Pour Rama Sithanen, l’heure n’est pas à la confrontation avec le secteur privé. Il est d’avis qu’il faut plutôt avancer dans le dialogue même si des divergences existent entre le gouvernement et ce dernier. « Il faut sauver la situation. Il y a urgence, notamment en révisant la CSG et la taxe dans le secteur offshore. Padayachy joue à la guerre, ce qui amènera les investisseurs à aller à Singapour ou en Chine, où on a retiré ou baissé la taxe, ou encore offert des ‘incentives’. »
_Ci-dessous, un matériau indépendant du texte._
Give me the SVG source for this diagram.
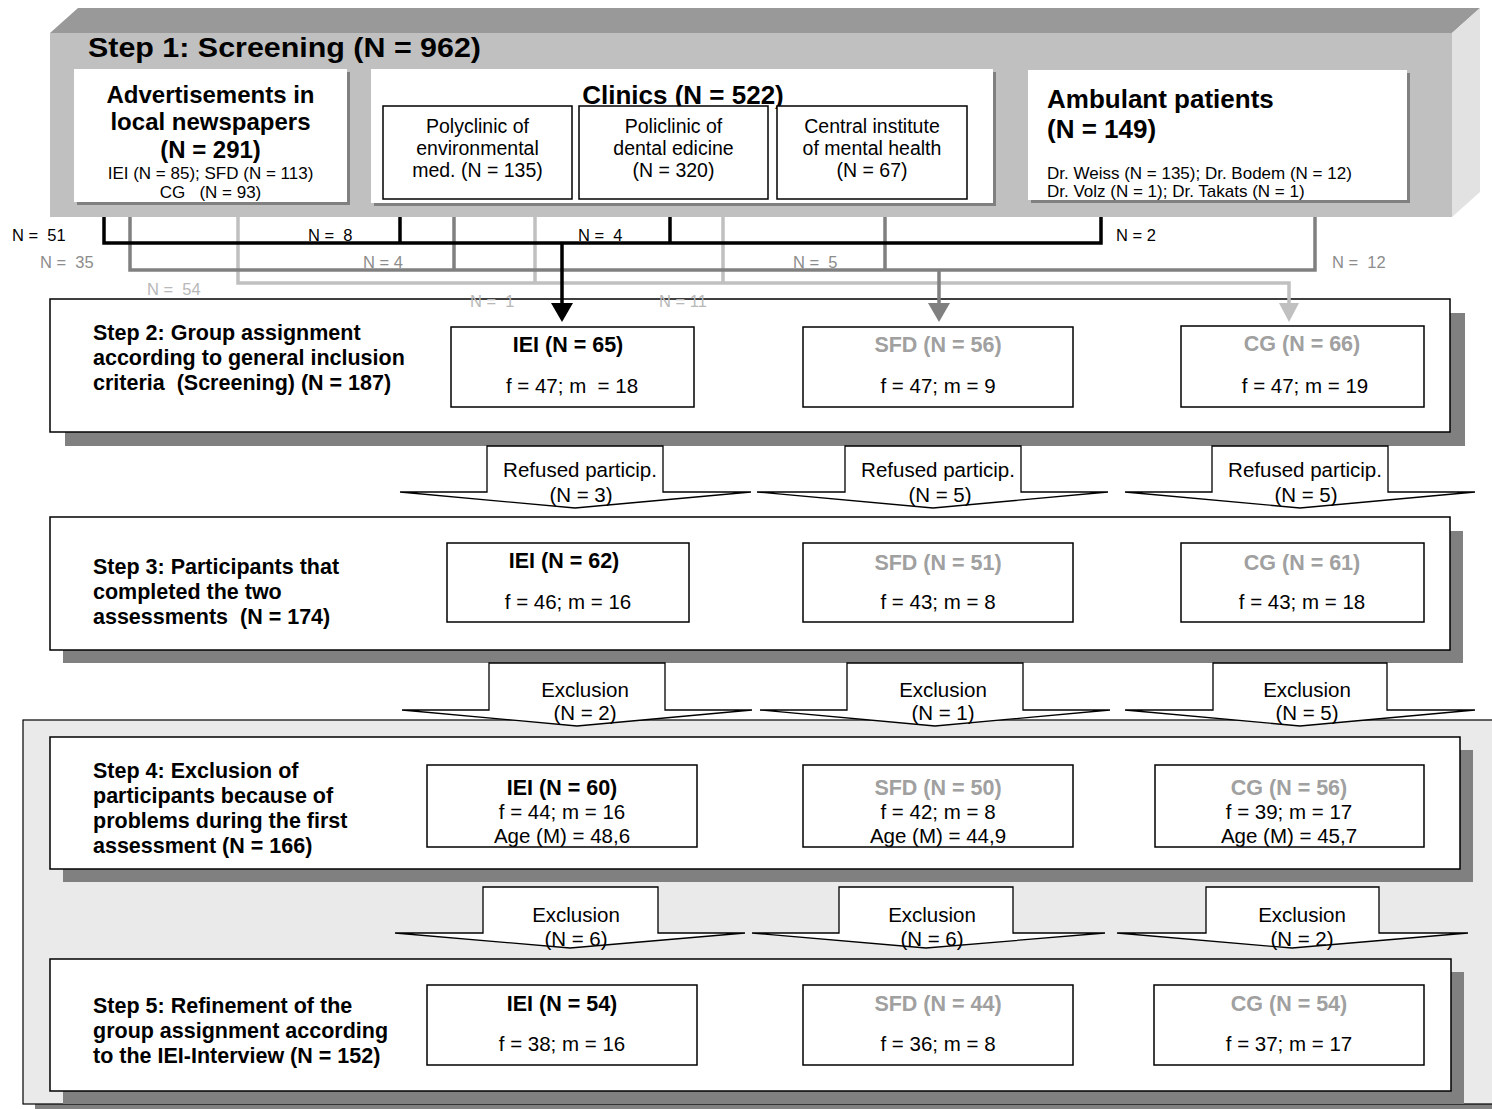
<svg xmlns="http://www.w3.org/2000/svg" width="1492" height="1109" viewBox="0 0 1492 1109">
<style>
text{font-family:"Liberation Sans",Arial,Helvetica,sans-serif;white-space:pre;fill:#000}
.b{font-weight:bold}
.m{text-anchor:middle}
.gr{fill:#a0a0a0}
.box{fill:#fff;stroke:#000;stroke-width:1.5}
.sh{fill:#808080}
.wb{fill:#fff}
.f17{font-size:17px}
.f19{font-size:19.5px}
.f20{font-size:20.5px}
.f21{font-size:21.5px}
.f24{font-size:24px}
.f26{font-size:26px}
.lab{font-size:16.5px}
.lk{fill:#000}
.ld{fill:#8c8c8c}
.ll{fill:#b8b8b8}
.blk{fill:#fff;stroke:#000;stroke-width:1.3}
</style>

<!-- Step 1: extruded screening block -->
<g id="step1">
  <polygon points="50,33 78,8 1480,8 1452,33" fill="#999999"/>
  <polygon points="1452,33 1480,8 1480,192 1452,217" fill="#e2e2e2"/>
  <rect x="50" y="33" width="1402" height="184" fill="#c0c0c0"/>
  <text x="88" y="57" class="b" font-size="28" textLength="393" lengthAdjust="spacingAndGlyphs">Step 1: Screening (N = 962)</text>
</g>

<g id="newspapers">
  <rect x="77" y="72" width="273" height="133" class="sh"/>
  <rect x="74" y="69" width="273" height="133" class="wb"/>
  <text x="210.5" y="103" class="b m f24">Advertisements in</text>
  <text x="210.5" y="130" class="b m f24">local newspapers</text>
  <text x="210.5" y="158" class="b m f24">(N = 291)</text>
  <text x="210.5" y="179" class="m f17">IEI (N = 85); SFD (N = 113)</text>
  <text x="210.5" y="198" class="m f17">CG   (N = 93)</text>
</g>

<g id="clinics">
  <rect x="374" y="72" width="622" height="134" class="sh"/>
  <rect x="371" y="69" width="622" height="134" class="wb"/>
  <text x="683" y="104" class="b m f26">Clinics (N = 522)</text>
</g>

<g id="clinic-environmental">
  <rect x="383" y="106" width="189" height="93" class="box"/>
  <text x="477.5" y="133" class="m f19">Polyclinic of</text>
  <text x="477.5" y="155" class="m f19">environmental</text>
  <text x="477.5" y="177" class="m f19">med. (N = 135)</text>
</g>

<g id="clinic-dental">
  <rect x="579" y="106" width="189" height="93" class="box"/>
  <text x="673.5" y="133" class="m f19">Policlinic of</text>
  <text x="673.5" y="155" class="m f19">dental edicine</text>
  <text x="673.5" y="177" class="m f19">(N = 320)</text>
</g>

<g id="clinic-mental-health">
  <rect x="777" y="106" width="190" height="93" class="box"/>
  <text x="872" y="133" class="m f19">Central institute</text>
  <text x="872" y="155" class="m f19">of mental health</text>
  <text x="872" y="177" class="m f19">(N = 67)</text>
</g>

<g id="ambulant">
  <rect x="1031" y="73" width="379" height="130" class="sh"/>
  <rect x="1028" y="70" width="379" height="130" class="wb"/>
  <text x="1047" y="108" class="b f26">Ambulant patients</text>
  <text x="1047" y="138" class="b f26">(N = 149)</text>
  <text x="1047" y="179" class="f17">Dr. Weiss (N = 135); Dr. Bodem (N = 12)</text>
  <text x="1047" y="197" class="f17">Dr. Volz (N = 1); Dr. Takats (N = 1)</text>
</g>

<!-- Steps 4 and 5 share a light panel -->
<g id="panel-steps-4-5">
  <rect x="35" y="732" width="1480" height="384" class="sh"/>
  <rect x="23" y="720" width="1480" height="384" fill="#eaeaea" stroke="#000" stroke-width="1.2"/>
</g>

<g id="step2">
  <rect x="65" y="313" width="1400" height="133" class="sh"/>
  <rect x="50" y="299" width="1400" height="133" class="box"/>
  <text x="93" y="340" class="b f21">Step 2: Group assignment</text>
  <text x="93" y="365" class="b f21">according to general inclusion</text>
  <text x="93" y="390" class="b f21">criteria  (Screening) (N = 187)</text>
</g>
<g id="step2-iei">
  <rect x="451" y="327" width="243" height="80" class="box"/>
  <text x="568" y="352" class="b m f21">IEI (N = 65)</text>
  <text x="572" y="393" class="m f20">f = 47; m  = 18</text>
</g>
<g id="step2-sfd">
  <rect x="803" y="327" width="270" height="80" class="box"/>
  <text x="938" y="352" class="b m f21 gr">SFD (N = 56)</text>
  <text x="938" y="393" class="m f20">f = 47; m = 9</text>
</g>
<g id="step2-cg">
  <rect x="1181" y="326" width="243" height="81" class="box"/>
  <text x="1302" y="351" class="b m f21 gr">CG (N = 66)</text>
  <text x="1305" y="393" class="m f20">f = 47; m = 19</text>
</g>

<g id="step3">
  <rect x="63" y="531" width="1400" height="132" class="sh"/>
  <rect x="50" y="517" width="1400" height="133" class="box"/>
  <text x="93" y="574" class="b f21">Step 3: Participants that</text>
  <text x="93" y="599" class="b f21">completed the two</text>
  <text x="93" y="624" class="b f21">assessments  (N = 174)</text>
</g>
<g id="step3-iei">
  <rect x="447" y="543" width="242" height="79" class="box"/>
  <text x="564" y="568" class="b m f21">IEI (N = 62)</text>
  <text x="568" y="609" class="m f20">f = 46; m = 16</text>
</g>
<g id="step3-sfd">
  <rect x="803" y="543" width="270" height="79" class="box"/>
  <text x="938" y="570" class="b m f21 gr">SFD (N = 51)</text>
  <text x="938" y="609" class="m f20">f = 43; m = 8</text>
</g>
<g id="step3-cg">
  <rect x="1181" y="543" width="243" height="79" class="box"/>
  <text x="1302" y="570" class="b m f21 gr">CG (N = 61)</text>
  <text x="1302" y="609" class="m f20">f = 43; m = 18</text>
</g>

<g id="step4">
  <rect x="63" y="750" width="1410" height="132" class="sh"/>
  <rect x="50" y="737" width="1410" height="132" class="box"/>
  <text x="93" y="778" class="b f21">Step 4: Exclusion of</text>
  <text x="93" y="803" class="b f21">participants because of</text>
  <text x="93" y="828" class="b f21">problems during the first</text>
  <text x="93" y="853" class="b f21">assessment (N = 166)</text>
</g>
<g id="step4-iei">
  <rect x="427" y="765" width="270" height="82" class="box"/>
  <text x="562" y="795" class="b m f21">IEI (N = 60)</text>
  <text x="562" y="819" class="m f20">f = 44; m = 16</text>
  <text x="562" y="843" class="m f20">Age (M) = 48,6</text>
</g>
<g id="step4-sfd">
  <rect x="803" y="765" width="270" height="82" class="box"/>
  <text x="938" y="795" class="b m f21 gr">SFD (N = 50)</text>
  <text x="938" y="819" class="m f20">f = 42; m = 8</text>
  <text x="938" y="843" class="m f20">Age (M) = 44,9</text>
</g>
<g id="step4-cg">
  <rect x="1155" y="765" width="269" height="82" class="box"/>
  <text x="1289" y="795" class="b m f21 gr">CG (N = 56)</text>
  <text x="1289" y="819" class="m f20">f = 39; m = 17</text>
  <text x="1289" y="843" class="m f20">Age (M) = 45,7</text>
</g>

<g id="step5">
  <rect x="63" y="972" width="1401" height="132" class="sh"/>
  <rect x="50" y="959" width="1401" height="132" class="box"/>
  <text x="93" y="1013" class="b f21">Step 5: Refinement of the</text>
  <text x="93" y="1038" class="b f21">group assignment according</text>
  <text x="93" y="1063" class="b f21">to the IEI-Interview (N = 152)</text>
</g>
<g id="step5-iei">
  <rect x="427" y="985" width="270" height="80" class="box"/>
  <text x="562" y="1011" class="b m f21">IEI (N = 54)</text>
  <text x="562" y="1051" class="m f20">f = 38; m = 16</text>
</g>
<g id="step5-sfd">
  <rect x="803" y="985" width="270" height="80" class="box"/>
  <text x="938" y="1011" class="b m f21 gr">SFD (N = 44)</text>
  <text x="938" y="1051" class="m f20">f = 36; m = 8</text>
</g>
<g id="step5-cg">
  <rect x="1154" y="985" width="270" height="80" class="box"/>
  <text x="1289" y="1011" class="b m f21 gr">CG (N = 54)</text>
  <text x="1289" y="1051" class="m f20">f = 37; m = 17</text>
</g>

<g id="connectors">
  <!-- recruitment lines: light gray (CG) under dark gray (SFD) under black (IEI) -->
  <g fill="none" stroke-width="3.5">
    <path stroke="#c0c0c0" d="M238,217V283H1289V304 M535,217V283 M723,217V283"/>
    <path stroke="#808080" d="M130,217V270H1315V217 M454,217V270 M885,217V270 M939,270V304"/>
    <path stroke="#000" d="M104,217V243H1101V217 M400,217V243 M670,217V243 M562,243V304"/>
  </g>
  <polygon points="1279,303 1299,303 1289,322" fill="#c0c0c0"/>
  <polygon points="928,303 950,303 939,322" fill="#808080"/>
  <polygon points="551,303 573,303 562,322" fill="#000"/>

  <text x="12" y="241" class="lab lk">N =  51</text>
  <text x="308" y="241" class="lab lk">N =  8</text>
  <text x="578" y="241" class="lab lk">N =  4</text>
  <text x="1116" y="241" class="lab lk">N = 2</text>
  <text x="40" y="268" class="lab ld">N =  35</text>
  <text x="363" y="268" class="lab ld">N = 4</text>
  <text x="793" y="268" class="lab ld">N =  5</text>
  <text x="1332" y="268" class="lab ld">N =  12</text>
  <text x="147" y="295" class="lab ll">N =  54</text>
  <text x="470" y="307" class="lab ll">N =  1</text>
  <text x="659" y="307" class="lab ll">N = 11</text>

  <!-- drop-outs between steps 2 and 3 -->
  <g id="refused-iei">
    <polygon class="blk" points="487,446 663,446 663,492 751,492 575,508 400,492 487,492"/>
    <text x="580" y="477" class="m f20">Refused particip.</text>
    <text x="581" y="502" class="m f20">(N = 3)</text>
  </g>
  <g id="refused-sfd">
    <polygon class="blk" points="845,446 1021,446 1021,492 1108,492 933,508 757,492 845,492"/>
    <text x="938" y="477" class="m f20">Refused particip.</text>
    <text x="940" y="502" class="m f20">(N = 5)</text>
  </g>
  <g id="refused-cg">
    <polygon class="blk" points="1212,446 1388,446 1388,492 1475,492 1300,508 1125,492 1212,492"/>
    <text x="1305" y="477" class="m f20">Refused particip.</text>
    <text x="1306" y="502" class="m f20">(N = 5)</text>
  </g>

  <!-- exclusions between steps 3 and 4 -->
  <g id="exclusion3-iei">
    <polygon class="blk" points="489,663 665,663 665,710 752,710 577,726 402,710 489,710"/>
    <text x="585" y="697" class="m f20">Exclusion</text>
    <text x="585" y="720" class="m f20">(N = 2)</text>
  </g>
  <g id="exclusion3-sfd">
    <polygon class="blk" points="847,663 1023,663 1023,710 1110,710 935,726 760,710 847,710"/>
    <text x="943" y="697" class="m f20">Exclusion</text>
    <text x="943" y="720" class="m f20">(N = 1)</text>
  </g>
  <g id="exclusion3-cg">
    <polygon class="blk" points="1213,663 1387,663 1387,710 1475,710 1300,726 1125,710 1213,710"/>
    <text x="1307" y="697" class="m f20">Exclusion</text>
    <text x="1307" y="720" class="m f20">(N = 5)</text>
  </g>

  <!-- exclusions between steps 4 and 5 -->
  <g id="exclusion4-iei">
    <polygon class="blk" points="483,887 658,887 658,933 745,933 570,948 395,933 483,933"/>
    <text x="576" y="922" class="m f20">Exclusion</text>
    <text x="576" y="946" class="m f20">(N = 6)</text>
  </g>
  <g id="exclusion4-sfd">
    <polygon class="blk" points="839,887 1013,887 1013,933 1105,933 926,948 752,933 839,933"/>
    <text x="932" y="922" class="m f20">Exclusion</text>
    <text x="932" y="946" class="m f20">(N = 6)</text>
  </g>
  <g id="exclusion4-cg">
    <polygon class="blk" points="1206,887 1379,887 1379,933 1468,933 1292,948 1117,933 1206,933"/>
    <text x="1302" y="922" class="m f20">Exclusion</text>
    <text x="1302" y="946" class="m f20">(N = 2)</text>
  </g>
</g>
</svg>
L’absence de femmes aux postes de prise de décisions

Au chapitre des réformes, Rama Sithanen inclut également la scène politique où il se prononce pour le retrait des leaders comme Navin Ramgoolam et Paul Bérenger. Mais ce qui lui paraît inacceptable, c’est l’absence de femmes aux postes de prise de décisions, comme au Rwanda, en Tanzanie ou en Afrique du Sud, où existe la parité. « Pourtant, les filles sont meilleures en éducation. Elles constituent une ressource », a insisté l’ancien ministre. À ce titre, il n’a pas manqué de faire ressortir l’absence de diversité tant dans la fonction publique qu’au sein des conseils d’administration d’entreprises du secteur privé.

Calcul de la croissance

La croissance d’une année serait déterminée par rapport à l’année précédente. En effet, selon Rama Sithanen, le PIB de 2020 chutera de 15 %. Ainsi, la progression de l’année prochaine prendra en compte les chiffres de 2020. « Dans l’éventualité où la récession se chiffre à 15 % cette année, Maurice peut enregistrer une croissance de 7 % au moment de la reprise au niveau mondial et aussi des secteurs importants dans le pays », a-t-il détaillé.